## Supplied data
--- START ---

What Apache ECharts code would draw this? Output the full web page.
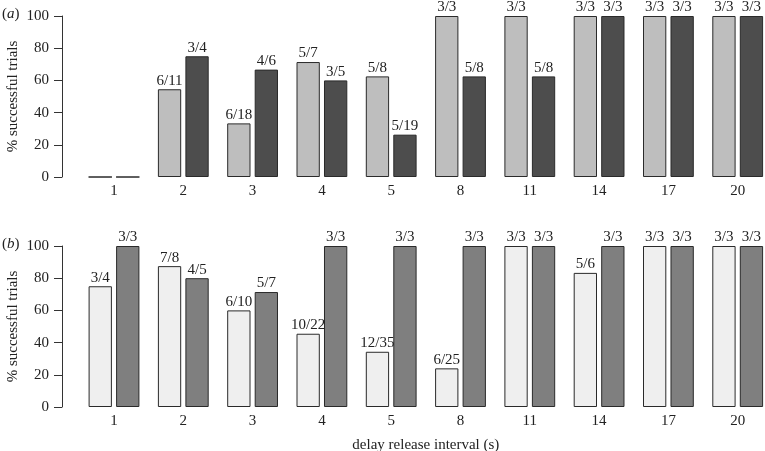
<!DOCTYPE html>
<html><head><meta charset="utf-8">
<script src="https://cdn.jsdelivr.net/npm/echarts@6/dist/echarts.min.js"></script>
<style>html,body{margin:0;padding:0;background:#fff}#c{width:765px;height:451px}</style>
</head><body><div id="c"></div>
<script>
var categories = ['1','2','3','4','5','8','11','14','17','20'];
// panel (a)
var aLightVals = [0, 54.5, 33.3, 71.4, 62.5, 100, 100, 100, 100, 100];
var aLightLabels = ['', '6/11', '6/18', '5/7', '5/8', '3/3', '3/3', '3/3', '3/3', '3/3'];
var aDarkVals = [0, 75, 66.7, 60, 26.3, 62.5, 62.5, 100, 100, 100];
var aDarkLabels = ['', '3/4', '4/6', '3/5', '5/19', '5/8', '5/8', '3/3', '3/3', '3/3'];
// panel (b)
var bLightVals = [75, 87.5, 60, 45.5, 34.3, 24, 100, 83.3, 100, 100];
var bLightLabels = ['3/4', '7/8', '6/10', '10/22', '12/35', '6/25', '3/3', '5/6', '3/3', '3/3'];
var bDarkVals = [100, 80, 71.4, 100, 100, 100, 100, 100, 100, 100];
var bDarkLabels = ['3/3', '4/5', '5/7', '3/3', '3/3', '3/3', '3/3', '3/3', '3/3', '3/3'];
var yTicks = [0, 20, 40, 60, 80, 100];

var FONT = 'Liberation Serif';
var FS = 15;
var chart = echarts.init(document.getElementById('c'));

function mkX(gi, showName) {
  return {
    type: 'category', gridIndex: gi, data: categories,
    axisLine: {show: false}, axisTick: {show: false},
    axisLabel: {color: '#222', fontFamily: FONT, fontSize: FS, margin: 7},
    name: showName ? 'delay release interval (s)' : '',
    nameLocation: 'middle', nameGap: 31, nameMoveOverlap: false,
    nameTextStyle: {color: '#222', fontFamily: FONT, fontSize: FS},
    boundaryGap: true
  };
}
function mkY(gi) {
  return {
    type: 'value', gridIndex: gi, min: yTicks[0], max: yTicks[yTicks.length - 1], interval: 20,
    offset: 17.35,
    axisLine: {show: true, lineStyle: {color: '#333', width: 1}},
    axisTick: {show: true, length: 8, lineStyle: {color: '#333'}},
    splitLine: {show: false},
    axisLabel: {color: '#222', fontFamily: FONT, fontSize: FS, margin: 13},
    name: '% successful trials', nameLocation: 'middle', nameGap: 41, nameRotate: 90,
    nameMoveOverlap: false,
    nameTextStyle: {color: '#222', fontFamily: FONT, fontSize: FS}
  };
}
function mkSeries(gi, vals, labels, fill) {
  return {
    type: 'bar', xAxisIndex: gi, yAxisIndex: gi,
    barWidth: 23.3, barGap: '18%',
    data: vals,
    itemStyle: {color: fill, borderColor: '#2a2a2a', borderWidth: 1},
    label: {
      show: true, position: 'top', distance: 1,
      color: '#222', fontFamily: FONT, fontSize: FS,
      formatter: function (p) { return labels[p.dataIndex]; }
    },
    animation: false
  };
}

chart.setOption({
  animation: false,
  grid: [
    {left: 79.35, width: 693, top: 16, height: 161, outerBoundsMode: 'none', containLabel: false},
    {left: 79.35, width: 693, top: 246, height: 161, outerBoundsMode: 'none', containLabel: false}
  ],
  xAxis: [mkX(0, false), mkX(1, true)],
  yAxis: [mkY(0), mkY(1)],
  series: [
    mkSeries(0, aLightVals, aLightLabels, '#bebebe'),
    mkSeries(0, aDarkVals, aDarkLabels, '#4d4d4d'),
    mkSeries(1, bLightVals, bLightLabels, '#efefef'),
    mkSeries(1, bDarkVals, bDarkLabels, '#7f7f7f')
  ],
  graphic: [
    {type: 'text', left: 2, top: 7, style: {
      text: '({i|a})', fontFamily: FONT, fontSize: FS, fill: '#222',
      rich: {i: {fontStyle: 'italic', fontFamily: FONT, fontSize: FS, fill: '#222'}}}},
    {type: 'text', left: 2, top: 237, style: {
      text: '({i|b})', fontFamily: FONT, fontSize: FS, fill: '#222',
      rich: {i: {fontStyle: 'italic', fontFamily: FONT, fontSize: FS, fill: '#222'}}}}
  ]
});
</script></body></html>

--- END ---

## What is asked
Restate exactly, please, only the lines between the start of the data and the line containing "var chart = echarts.init(document.getElementById('c'));", both ends included, skipping the pictures.

## Full response
What Apache ECharts code would draw this? Output the full web page.
<!DOCTYPE html>
<html><head><meta charset="utf-8">
<script src="https://cdn.jsdelivr.net/npm/echarts@6/dist/echarts.min.js"></script>
<style>html,body{margin:0;padding:0;background:#fff}#c{width:765px;height:451px}</style>
</head><body><div id="c"></div>
<script>
var categories = ['1','2','3','4','5','8','11','14','17','20'];
// panel (a)
var aLightVals = [0, 54.5, 33.3, 71.4, 62.5, 100, 100, 100, 100, 100];
var aLightLabels = ['', '6/11', '6/18', '5/7', '5/8', '3/3', '3/3', '3/3', '3/3', '3/3'];
var aDarkVals = [0, 75, 66.7, 60, 26.3, 62.5, 62.5, 100, 100, 100];
var aDarkLabels = ['', '3/4', '4/6', '3/5', '5/19', '5/8', '5/8', '3/3', '3/3', '3/3'];
// panel (b)
var bLightVals = [75, 87.5, 60, 45.5, 34.3, 24, 100, 83.3, 100, 100];
var bLightLabels = ['3/4', '7/8', '6/10', '10/22', '12/35', '6/25', '3/3', '5/6', '3/3', '3/3'];
var bDarkVals = [100, 80, 71.4, 100, 100, 100, 100, 100, 100, 100];
var bDarkLabels = ['3/3', '4/5', '5/7', '3/3', '3/3', '3/3', '3/3', '3/3', '3/3', '3/3'];
var yTicks = [0, 20, 40, 60, 80, 100];

var FONT = 'Liberation Serif';
var FS = 15;
var chart = echarts.init(document.getElementById('c'));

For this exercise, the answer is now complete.